The following is a guest post by Crystal at Budgeting in the Fun Stuff. Her blog covers saving, spending, and the fun stuff along the way.
Aloysa recently wrote a post, Food For Thought, about criticism as it pertains to writing and her natural reaction to it. It caught my interest because some of her experiences were so close to some of my own.
Expectations
She first mentioned that moment when you finish a great piece only to find out that not everyone thinks it’s as amazing as you believed.
I don’t know how many times I type up a post with a huge smile on my face since, to me, the post has heart, is interesting, and will wow their socks off. Then I’ll type up a quick commentary piece -something I like but don’t actually expect to see really build any momentum.
The self-proclaimed uber-post will inevitably be my least popular post of the week. The fluff piece will have the most comments, links, and praise. This was a downer for me in the beginning until I saw the humor in the situation…

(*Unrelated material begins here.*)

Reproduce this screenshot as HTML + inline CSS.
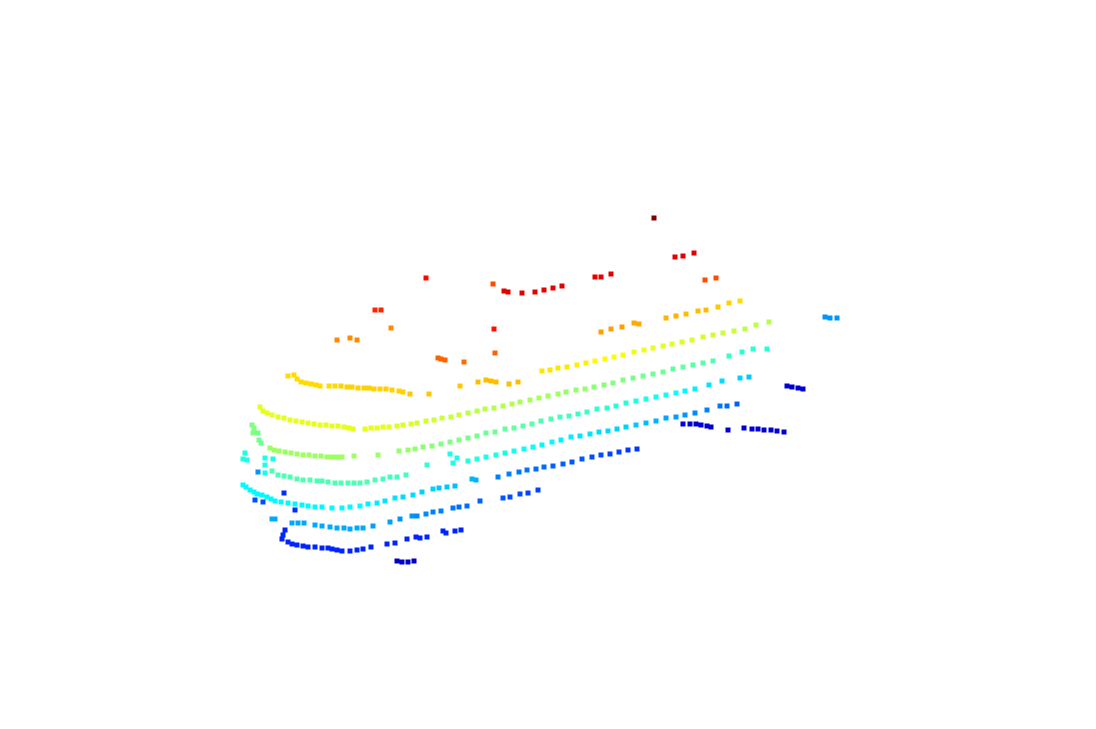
<!DOCTYPE html>
<html><head><meta charset="utf-8"><title>Point cloud</title>
<style>html,body{margin:0;padding:0;background:#fff;}svg{display:block;}</style></head>
<body>
<svg id="chart" width="1096" height="729" viewBox="0 0 1096 729" xmlns="http://www.w3.org/2000/svg">
<rect width="1096" height="729" fill="#fff"/>
<g id="points"></g>
</svg>
<script>
// Each series: flat triples [x, y, z] in projected data units; z = height (colour)
const seriesTop = [
654,218,1.0, 675,257,0.9,683,256,0.9,694,253,0.9, 595,277,0.9,601,277,0.9,611,274,0.9,
504,291,0.9,508,292,0.9,522,293,0.9,535,292,0.9,544,290,0.9,553,288,0.9,562,286,0.9,
426,278,0.87, 493,284,0.8, 705,280,0.8,716,278,0.8, 375,310,0.84,381,310,0.84, 494,329,0.86,
391,328,0.74, 337,340,0.74,350,338,0.74,357,340,0.74, 438,358,0.78,441,359,0.78,445,360,0.78,464,362,0.77, 495,353,0.78
];
const seriesRoof = [
601,332,0.72,611,329,0.72,622,327,0.72,634,323,0.71,639,324,0.71,666,318,0.7,676,316,0.7,686,314,0.69,698,311,0.69,706,310,0.69,718,307,0.68,729,303,0.67,740,301,0.66
];
const seriesYellow = [
288,376,0.66,294,375,0.66,297,379,0.66,301,382,0.66,306,383,0.66,311,384,0.66,316,385,0.66,320,386,0.66,329,386,0.66,335,386,0.66,341,386,0.67,347,387,0.67,352,387,0.67,358,388,0.67,364,388,0.67,369,388,0.67,374,389,0.67,380,389,0.67,386,389,0.67,392,390,0.67,399,391,0.67,403,392,0.67,410,394,0.68,
429,394,0.68,460,386,0.68,478,382,0.69,486,380,0.69,491,381,0.69,496,382,0.69,509,384,0.69,518,382,0.69,
542,371,0.65,550,370,0.65,558,368,0.65,567,367,0.65,577,365,0.64,586,363,0.64,595,361,0.63,605,359,0.63,614,357,0.62,623,355,0.62,634,352,0.61,644,350,0.61,653,348,0.6,663,346,0.6,672,344,0.6,682,342,0.59,692,340,0.59,703,337,0.58,713,335,0.58,723,333,0.57,734,331,0.57,745,329,0.56,756,325,0.56,769,322,0.55
];
const seriesYellowGreen = [
260,407,0.6,263,411,0.6,267,413,0.6,272,415,0.6,278,417,0.6,284,418,0.6,290,420,0.6,296,421,0.6,302,422,0.6,308,423,0.6,314,424,0.6,320,425,0.6,326,425,0.6,332,426,0.6,338,426,0.6,344,427,0.6,349,428,0.6,353,429,0.6,
365,429,0.6,371,428,0.6,377,428,0.6,383,427,0.6,389,427,0.6,397,426,0.59,403,425,0.59,411,424,0.59,417,423,0.58,426,421,0.58,434,420,0.58,442,418,0.57,451,417,0.57,459,415,0.57,468,413,0.56,477,411,0.56,485,409,0.56,494,408,0.55,503,406,0.55,512,404,0.55,520,402,0.54,530,400,0.54,539,398,0.54,548,396,0.53,558,394,0.53,566,392,0.52,576,390,0.52,585,389,0.52,594,387,0.51,604,385,0.51,613,383,0.5,623,380,0.5,633,378,0.49,643,376,0.49,653,374,0.48,663,372,0.48,673,369,0.47,683,367,0.47,693,365,0.46,703,363,0.46,713,361,0.45,729,356,0.43,742,352,0.42,753,349,0.42,767,349,0.41
];
const seriesGreen = [
252,425,0.5,254,428,0.5,253,433,0.5,258,433,0.49,259,440,0.49,261,443,0.48,
270,448,0.53,274,450,0.53,279,451,0.53,285,452,0.53,291,453,0.53,297,454,0.53,303,455,0.53,309,455,0.53,315,456,0.53,321,456,0.53,327,457,0.53,332,457,0.53,337,457,0.53,342,457,0.53,354,456,0.53,
378,455,0.53,399,451,0.52,408,450,0.52,415,449,0.52,423,447,0.51,432,446,0.51,441,444,0.5,450,442,0.5,459,440,0.5,468,438,0.49,477,436,0.49,486,433,0.48,495,432,0.48,505,429,0.47,514,428,0.47,523,426,0.46,532,424,0.46,541,421,0.45,551,419,0.45,560,417,0.44,569,416,0.44,578,414,0.43,587,412,0.43,597,409,0.42,607,408,0.42,616,406,0.41,626,403,0.41,636,401,0.4,646,399,0.4,656,397,0.39,666,395,0.39,676,393,0.38,685,391,0.37,695,389,0.36,709,385,0.35,722,381,0.34,740,378,0.33,749,377,0.32
];
const seriesTeal = [
245,453,0.4,243,459,0.4,247,460,0.4,265,458,0.4,265,465,0.4,265,473,0.39,273,459,0.39,
272,471,0.45,278,475,0.45,284,476,0.45,290,477,0.45,297,479,0.45,303,480,0.45,310,480,0.45,317,481,0.45,322,481,0.45,328,482,0.45,335,483,0.45,341,483,0.45,348,483,0.45,354,483,0.45,360,483,0.45,
367,482,0.45,375,480,0.45,383,479,0.44,390,477,0.44,397,477,0.44,406,475,0.44,
427,465,0.42,450,454,0.4,457,458,0.4,453,463,0.4,468,461,0.41,477,459,0.41,486,457,0.4,496,455,0.4,505,453,0.39,514,451,0.39,524,449,0.38,533,447,0.38,542,445,0.37,552,442,0.37,561,440,0.36,571,437,0.36,580,436,0.35,590,434,0.35,599,432,0.34,608,431,0.34,617,429,0.33,626,427,0.33,636,425,0.32,646,423,0.31,656,421,0.3,666,418,0.29,676,417,0.28,685,415,0.27,695,413,0.26,707,410,0.25,720,406,0.24,727,406,0.23,737,404,0.22
];
const seriesCyan = [
243,485,0.37,246,487,0.37,250,490,0.37,254,492,0.37,257,494,0.37,262,495,0.37,267,497,0.37,271,499,0.37,275,501,0.37,281,502,0.37,288,503,0.37,295,504,0.37,302,505,0.37,308,506,0.37,315,507,0.37,322,507,0.37,332,508,0.37,342,508,0.37,350,507,0.37,360,506,0.37,
368,504,0.36,377,503,0.36,385,501,0.35,395,498,0.35,403,497,0.34,413,495,0.34,422,492,0.33,433,489,0.33,439,488,0.32,447,487,0.32,455,486,0.31,472,479,0.3,476,480,0.3,
498,477,0.25,509,474,0.25,519,472,0.24,527,470,0.24,536,469,0.23,544,467,0.23,553,466,0.22,563,464,0.22,572,462,0.21,582,459,0.21,592,457,0.2,601,455,0.2,610,454,0.19,619,452,0.19,628,450,0.18,637,449,0.18
];
const seriesAzure = [
258,472,0.27,255,500,0.2,263,502,0.2,284,493,0.17,295,510,0.17,
272,519,0.29,275,519,0.29,292,523,0.29,298,523,0.29,304,523,0.29,315,525,0.29,322,526,0.29,330,527,0.29,337,528,0.29,344,528,0.29,350,529,0.29,357,528,0.29,363,528,0.29,
373,526,0.28,390,522,0.28,400,519,0.27,412,516,0.27,417,516,0.26,426,514,0.26,433,512,0.25,441,511,0.25,453,508,0.24,459,507,0.23,467,506,0.23,480,501,0.22,503,498,0.21,510,497,0.2,520,494,0.2,528,493,0.19,538,490,0.19
];
const seriesBlue = [
285,530,0.16,283,535,0.16,282,539,0.16,288,542,0.16,292,544,0.16,297,545,0.16,303,546,0.16,308,547,0.16,315,547,0.16,322,548,0.16,328,548,0.16,332,549,0.16,337,550,0.16,342,551,0.16,350,551,0.16,357,550,0.16,363,549,0.16,
371,547,0.16,387,544,0.16,395,543,0.16,407,539,0.16,416,537,0.16,420,538,0.16,427,537,0.16,443,531,0.16,446,533,0.16,455,531,0.16,461,530,0.16
];
const seriesNavy = [
397,561,0.07,402,562,0.07,408,562,0.07,414,561,0.07,
787,386,0.08,792,387,0.08,798,388,0.08,803,389,0.08,
683,424,0.08,690,424,0.08,696,424,0.08,701,425,0.08,707,426,0.08,711,427,0.08,728,430,0.08,744,428,0.08,752,429,0.08,758,429,0.08,764,430,0.08,771,430,0.08,777,431,0.08,784,432,0.08
];
const seriesFarRight = [825,317,0.27,830,318,0.27,837,318,0.27];

const xDomain = [0, 1096], yDomain = [0, 729];
function xScale(v){ return (v - xDomain[0]) / (xDomain[1]-xDomain[0]) * 1096; }
function yScale(v){ return (v - yDomain[0]) / (yDomain[1]-yDomain[0]) * 729; }
function jet(t){
  t = Math.max(0, Math.min(1, t));
  const r = Math.max(0, Math.min(1, Math.min(4*t-1.5, -4*t+4.5)));
  const g = Math.max(0, Math.min(1, Math.min(4*t-0.5, -4*t+3.5)));
  const b = Math.max(0, Math.min(1, Math.min(4*t+0.5, -4*t+2.5)));
  return 'rgb(' + Math.round(r*255) + ',' + Math.round(g*255) + ',' + Math.round(b*255) + ')';
}
const g = document.getElementById('points');
const allSeries = [['top-points',seriesTop],['roof-row',seriesRoof],['yellow-ring',seriesYellow],['yellowgreen-ring',seriesYellowGreen],['green-ring',seriesGreen],['teal-ring',seriesTeal],['cyan-ring',seriesCyan],['azure-ring',seriesAzure],['blue-ring',seriesBlue],['navy-points',seriesNavy],['far-right-points',seriesFarRight]];
allSeries.forEach(function(s){
  const grp = document.createElementNS('http://www.w3.org/2000/svg','g');
  
  
  const arr = s[1];
  for (let i = 0; i < arr.length; i += 3) {
    const r = document.createElementNS('http://www.w3.org/2000/svg','rect');
    r.setAttribute('x', (xScale(arr[i]) - 2.5).toFixed(1));
    r.setAttribute('y', (yScale(arr[i+1]) - 2.5).toFixed(1));
    r.setAttribute('width', 5);
    r.setAttribute('height', 5);
    r.setAttribute('fill', jet(arr[i+2]));
    
    
    grp.appendChild(r);
  }
  g.appendChild(grp);
});
</script>
</body></html>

People appreciate controversy and opinions just as much or more than 100% original personal posts. It’s the way of the world and it makes me smile. I post everyday at BFS, 3-4 times a week at my other two blogs, staff write every Wednesday, and write guest posts every week or two as well. Commentary is way easier and faster for me to write than the heartfelt personal stories. This means that I can please my audience with a ton of faster posts while throwing my artsy posts in as well. That lets you enjoy yourself and allows me an artistic outlet at the same time. We just can’t beat that, right?
Response to Criticism
Aloysa also mentions that she reacts defensively when her writing is criticized and she doesn’t agree. I think that is human nature. I am 27 years old and can control my emotions way better than in my teens, but I am light years from not being defensive when something I thought was awesome is “attacked”.
I’ve learned to hide that reaction a bit, but it is still there. My first response is almost always to think the other person is smoking mushrooms or something. They must be wrong because I’m obviously right. Then I remember that I am only the center of the world in my own head and try to keep myself from calling them names. It works 99% of the time.
Learning to Listen
I think this part of Aloysa’s post was dead on, “Try to dissociate yourself from a person who is giving you his/her opinion and look at criticism as information. Take from it what you consider useful without giving up on your dream.”
I’d only add that some of my most interesting conversations happened when I took the time to really listen to criticism and replied logically. A few times, I’ve been completely correct. Sometimes they are. Most of the time, we are both right about our own opinions and just didn’t think about it like that before. That whole “agreeing to disagree” thing is a cliché for a reason.
What do you think? Have you found a way to deal with criticism in a constructive manner?